- **Task material**
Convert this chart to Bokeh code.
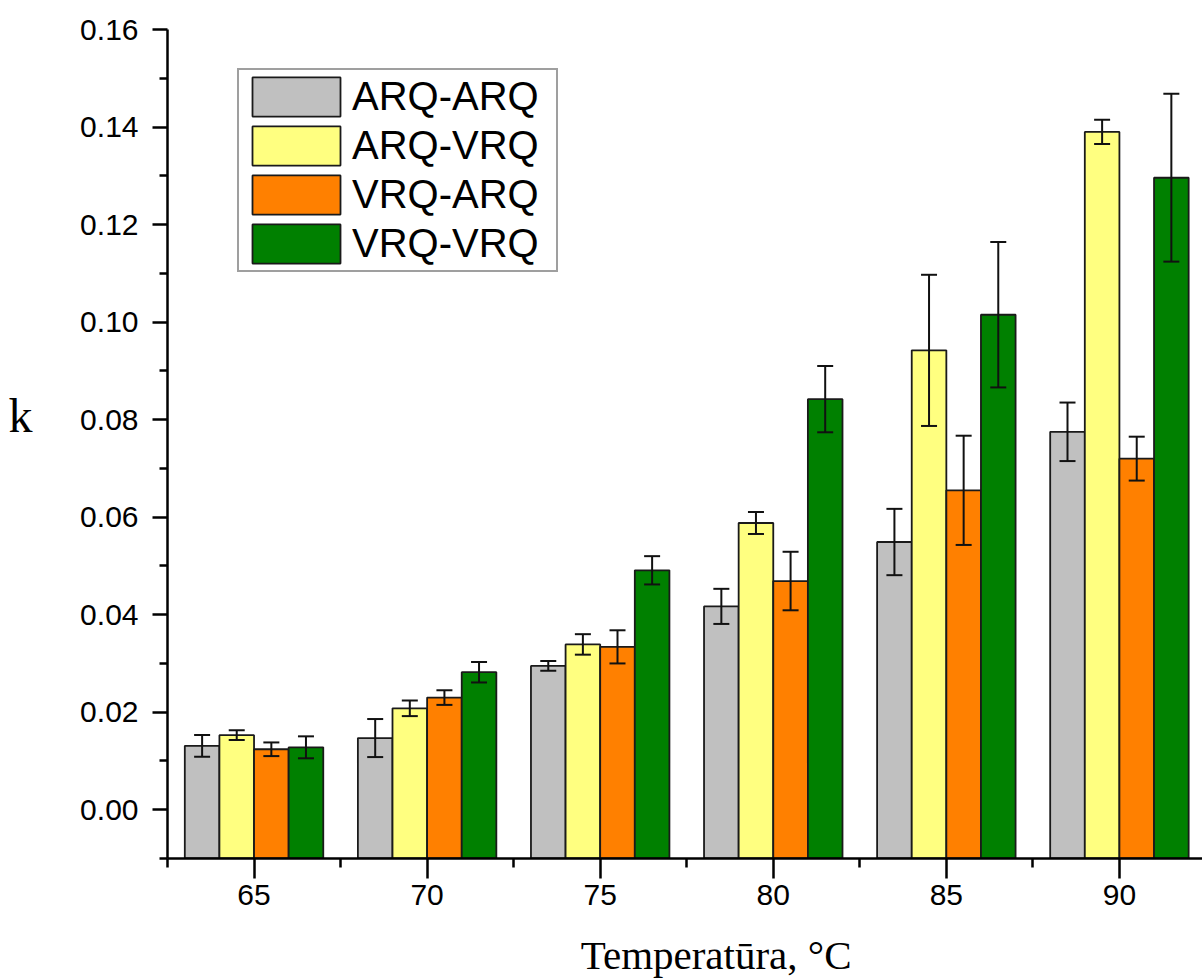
from bokeh.plotting import figure
from bokeh.models import (ColumnDataSource, Range1d, FixedTicker, NumeralTickFormatter,
                          Whisker, TeeHead, Legend, LegendItem, LinearAxis,
                          CustomJSTickFormatter)
from bokeh.embed import file_html
from bokeh.resources import INLINE

# ---------------- data ----------------
temperatures = [65, 70, 75, 80, 85, 90]
series_names = ["ARQ-ARQ", "ARQ-VRQ", "VRQ-ARQ", "VRQ-VRQ"]
series_colors = ["#C0C0C0", "#FFFF80", "#FF8000", "#008000"]

arq_arq = [0.0131, 0.0147, 0.0295, 0.0417, 0.0549, 0.0775]
arq_arq_err = [0.00225, 0.0039, 0.0010, 0.0036, 0.0068, 0.0060]
arq_vrq = [0.0153, 0.0208, 0.0339, 0.0588, 0.0942, 0.1390]
arq_vrq_err = [0.0010, 0.0016, 0.0021, 0.00225, 0.0155, 0.0025]
vrq_arq = [0.0124, 0.0230, 0.0334, 0.0469, 0.0655, 0.0720]
vrq_arq_err = [0.0014, 0.0015, 0.0034, 0.0060, 0.0112, 0.0045]
vrq_vrq = [0.0128, 0.0282, 0.0491, 0.0842, 0.1015, 0.1296]
vrq_vrq_err = [0.00225, 0.0021, 0.0029, 0.0068, 0.0149, 0.0172]

y_ticks = [0.00, 0.02, 0.04, 0.06, 0.08, 0.10, 0.12, 0.14, 0.16]
y_minor_ticks = [-0.01, 0.01, 0.03, 0.05, 0.07, 0.09, 0.11, 0.13, 0.15]
x_minor_ticks = [t - 2.5 for t in temperatures] + [temperatures[-1] + 2.5]

x_title = "Temperatūra, °C"
y_title = "k"

values = [arq_arq, arq_vrq, vrq_arq, vrq_vrq]
errors = [arq_arq_err, arq_vrq_err, vrq_arq_err, vrq_vrq_err]

# ---------------- layout constants ----------------
Y_START, Y_END = -0.01, 0.16
X_START, X_END = 62.5, 92.4
bar_offsets = [-1.5, -0.5, 0.5, 1.5]
bar_width = 1.0
X_TITLE_POS = 78.35   # where the x title is centred along the axis
Y_TITLE_POS = 0.0808  # where the y title is centred along the axis

p = figure(width=1202, height=980, output_backend="svg", toolbar_location=None,
           x_range=Range1d(X_START, X_END), y_range=Range1d(Y_START, Y_END),
           min_border_left=167, min_border_right=0, min_border_top=29,
           min_border_bottom=121)
p.outline_line_color = None
p.xgrid.visible = False
p.ygrid.visible = False
p.background_fill_color = "white"

items = []
for name, color, vals, errs, off in zip(series_names, series_colors, values, errors, bar_offsets):
    src = ColumnDataSource(dict(
        x=[t + off for t in temperatures],
        top=vals,
        upper=[v + e for v, e in zip(vals, errs)],
        lower=[v - e for v, e in zip(vals, errs)],
    ))
    r = p.vbar(x="x", top="top", bottom=Y_START, width=bar_width, source=src,
               fill_color=color, line_color="#1a1a1a", line_width=1.8)
    w = Whisker(source=src, base="x", upper="upper", lower="lower", dimension="height",
                line_color="#111111", line_width=2, level="annotation",
                upper_head=TeeHead(size=16, line_color="#111111", line_width=2),
                lower_head=TeeHead(size=16, line_color="#111111", line_width=2))
    p.add_layout(w)
    items.append(LegendItem(label=name, renderers=[r]))

legend = Legend(items=items, location=(70, 586), margin=0, padding=2, spacing=0,
                glyph_width=110, glyph_height=49, label_height=49, label_width=202,
                label_standoff=1, label_text_font="Liberation Sans",
                label_text_font_size="40px", label_text_color="black",
                border_line_color="#404040", border_line_width=2,
                background_fill_color="white", background_fill_alpha=1.0)
p.add_layout(legend)

# y axis
ya = p.yaxis[0]
ya.ticker = FixedTicker(ticks=y_ticks, minor_ticks=y_minor_ticks)
ya.formatter = NumeralTickFormatter(format="0.00")
ya.axis_line_width = 2.5
ya.axis_line_color = "black"
ya.major_tick_line_width = 2.5
ya.minor_tick_line_width = 2.5
ya.major_tick_out = 15
ya.major_tick_in = 0
ya.minor_tick_out = 8
ya.minor_tick_in = 0
ya.major_label_standoff = 14
ya.major_label_text_font = "Liberation Sans"
ya.major_label_text_font_size = "30px"
ya.major_label_text_color = "black"

# y axis title "k", written horizontally beside the axis (outer side panel)
y_title_axis = LinearAxis(ticker=FixedTicker(ticks=[Y_TITLE_POS]),
                          formatter=CustomJSTickFormatter(args=dict(t=y_title), code="return t"),
                          axis_line_color=None, major_tick_line_color=None,
                          minor_tick_line_color=None, major_tick_out=0, major_tick_in=0,
                          minor_tick_out=0, minor_tick_in=0, major_label_standoff=45,
                          major_label_text_font="Liberation Serif",
                          major_label_text_font_size="48px", major_label_text_color="black")
p.add_layout(y_title_axis, "left")

# x axis
xa = p.xaxis[0]
xa.ticker = FixedTicker(ticks=temperatures, minor_ticks=x_minor_ticks)
xa.axis_line_width = 2.5
xa.axis_line_color = "black"
xa.major_tick_line_width = 2.5
xa.minor_tick_line_width = 2.5
xa.major_tick_out = 20
xa.major_tick_in = 0
xa.minor_tick_out = 9
xa.minor_tick_in = 0
xa.major_label_standoff = 6
xa.major_label_text_font = "Liberation Sans"
xa.major_label_text_font_size = "30px"
xa.major_label_text_color = "black"

# x axis title (outer side panel)
x_title_axis = LinearAxis(ticker=FixedTicker(ticks=[X_TITLE_POS]),
                          formatter=CustomJSTickFormatter(args=dict(t=x_title), code="return t"),
                          axis_line_color=None, major_tick_line_color=None,
                          minor_tick_line_color=None, major_tick_out=0, major_tick_in=0,
                          minor_tick_out=0, minor_tick_in=0, major_label_standoff=24,
                          major_label_text_font="Liberation Serif",
                          major_label_text_font_size="41px", major_label_text_color="black")
p.add_layout(x_title_axis, "below")

open("out.html", "w").write(file_html(p, INLINE))
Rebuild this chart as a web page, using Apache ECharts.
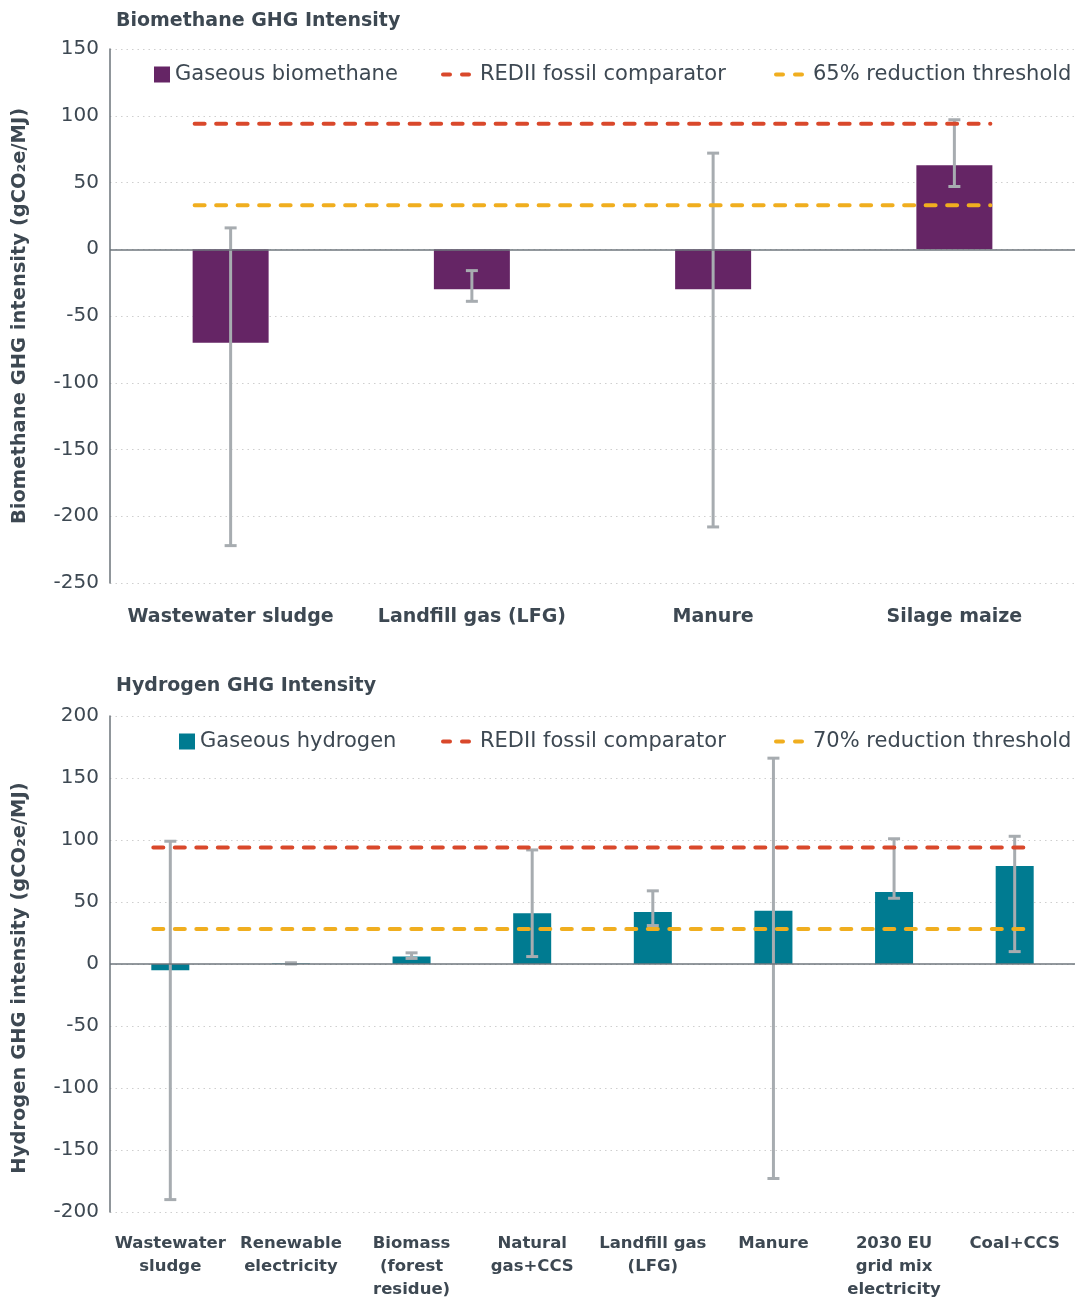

- **What to produce**
Copy out all the entries exactly. Images stay out of the copy.

- **The output**
Convert this chart to Bokeh code.
from bokeh.plotting import figure
from bokeh.models import (ColumnDataSource, Range1d, FixedTicker, NumeralTickFormatter,
                          Whisker, TeeHead, Legend, LegendItem, LinearAxis,
                          CustomJSTickFormatter)
from bokeh.embed import file_html
from bokeh.resources import INLINE

# ---------------- data ----------------
temperatures = [65, 70, 75, 80, 85, 90]
series_names = ["ARQ-ARQ", "ARQ-VRQ", "VRQ-ARQ", "VRQ-VRQ"]
series_colors = ["#C0C0C0", "#FFFF80", "#FF8000", "#008000"]

arq_arq = [0.0131, 0.0147, 0.0295, 0.0417, 0.0549, 0.0775]
arq_arq_err = [0.00225, 0.0039, 0.0010, 0.0036, 0.0068, 0.0060]
arq_vrq = [0.0153, 0.0208, 0.0339, 0.0588, 0.0942, 0.1390]
arq_vrq_err = [0.0010, 0.0016, 0.0021, 0.00225, 0.0155, 0.0025]
vrq_arq = [0.0124, 0.0230, 0.0334, 0.0469, 0.0655, 0.0720]
vrq_arq_err = [0.0014, 0.0015, 0.0034, 0.0060, 0.0112, 0.0045]
vrq_vrq = [0.0128, 0.0282, 0.0491, 0.0842, 0.1015, 0.1296]
vrq_vrq_err = [0.00225, 0.0021, 0.0029, 0.0068, 0.0149, 0.0172]

y_ticks = [0.00, 0.02, 0.04, 0.06, 0.08, 0.10, 0.12, 0.14, 0.16]
y_minor_ticks = [-0.01, 0.01, 0.03, 0.05, 0.07, 0.09, 0.11, 0.13, 0.15]
x_minor_ticks = [t - 2.5 for t in temperatures] + [temperatures[-1] + 2.5]

x_title = "Temperatūra, °C"
y_title = "k"

values = [arq_arq, arq_vrq, vrq_arq, vrq_vrq]
errors = [arq_arq_err, arq_vrq_err, vrq_arq_err, vrq_vrq_err]

# ---------------- layout constants ----------------
Y_START, Y_END = -0.01, 0.16
X_START, X_END = 62.5, 92.4
bar_offsets = [-1.5, -0.5, 0.5, 1.5]
bar_width = 1.0
X_TITLE_POS = 78.35   # where the x title is centred along the axis
Y_TITLE_POS = 0.0808  # where the y title is centred along the axis

p = figure(width=1202, height=980, output_backend="svg", toolbar_location=None,
           x_range=Range1d(X_START, X_END), y_range=Range1d(Y_START, Y_END),
           min_border_left=167, min_border_right=0, min_border_top=29,
           min_border_bottom=121)
p.outline_line_color = None
p.xgrid.visible = False
p.ygrid.visible = False
p.background_fill_color = "white"

items = []
for name, color, vals, errs, off in zip(series_names, series_colors, values, errors, bar_offsets):
    src = ColumnDataSource(dict(
        x=[t + off for t in temperatures],
        top=vals,
        upper=[v + e for v, e in zip(vals, errs)],
        lower=[v - e for v, e in zip(vals, errs)],
    ))
    r = p.vbar(x="x", top="top", bottom=Y_START, width=bar_width, source=src,
               fill_color=color, line_color="#1a1a1a", line_width=1.8)
    w = Whisker(source=src, base="x", upper="upper", lower="lower", dimension="height",
                line_color="#111111", line_width=2, level="annotation",
                upper_head=TeeHead(size=16, line_color="#111111", line_width=2),
                lower_head=TeeHead(size=16, line_color="#111111", line_width=2))
    p.add_layout(w)
    items.append(LegendItem(label=name, renderers=[r]))

legend = Legend(items=items, location=(70, 586), margin=0, padding=2, spacing=0,
                glyph_width=110, glyph_height=49, label_height=49, label_width=202,
                label_standoff=1, label_text_font="Liberation Sans",
                label_text_font_size="40px", label_text_color="black",
                border_line_color="#404040", border_line_width=2,
                background_fill_color="white", background_fill_alpha=1.0)
p.add_layout(legend)

# y axis
ya = p.yaxis[0]
ya.ticker = FixedTicker(ticks=y_ticks, minor_ticks=y_minor_ticks)
ya.formatter = NumeralTickFormatter(format="0.00")
ya.axis_line_width = 2.5
ya.axis_line_color = "black"
ya.major_tick_line_width = 2.5
ya.minor_tick_line_width = 2.5
ya.major_tick_out = 15
ya.major_tick_in = 0
ya.minor_tick_out = 8
ya.minor_tick_in = 0
ya.major_label_standoff = 14
ya.major_label_text_font = "Liberation Sans"
ya.major_label_text_font_size = "30px"
ya.major_label_text_color = "black"

# y axis title "k", written horizontally beside the axis (outer side panel)
y_title_axis = LinearAxis(ticker=FixedTicker(ticks=[Y_TITLE_POS]),
                          formatter=CustomJSTickFormatter(args=dict(t=y_title), code="return t"),
                          axis_line_color=None, major_tick_line_color=None,
                          minor_tick_line_color=None, major_tick_out=0, major_tick_in=0,
                          minor_tick_out=0, minor_tick_in=0, major_label_standoff=45,
                          major_label_text_font="Liberation Serif",
                          major_label_text_font_size="48px", major_label_text_color="black")
p.add_layout(y_title_axis, "left")

# x axis
xa = p.xaxis[0]
xa.ticker = FixedTicker(ticks=temperatures, minor_ticks=x_minor_ticks)
xa.axis_line_width = 2.5
xa.axis_line_color = "black"
xa.major_tick_line_width = 2.5
xa.minor_tick_line_width = 2.5
xa.major_tick_out = 20
xa.major_tick_in = 0
xa.minor_tick_out = 9
xa.minor_tick_in = 0
xa.major_label_standoff = 6
xa.major_label_text_font = "Liberation Sans"
xa.major_label_text_font_size = "30px"
xa.major_label_text_color = "black"

# x axis title (outer side panel)
x_title_axis = LinearAxis(ticker=FixedTicker(ticks=[X_TITLE_POS]),
                          formatter=CustomJSTickFormatter(args=dict(t=x_title), code="return t"),
                          axis_line_color=None, major_tick_line_color=None,
                          minor_tick_line_color=None, major_tick_out=0, major_tick_in=0,
                          minor_tick_out=0, minor_tick_in=0, major_label_standoff=24,
                          major_label_text_font="Liberation Serif",
                          major_label_text_font_size="41px", major_label_text_color="black")
p.add_layout(x_title_axis, "below")

open("out.html", "w").write(file_html(p, INLINE))
Rebuild this chart as a web page, using Apache ECharts.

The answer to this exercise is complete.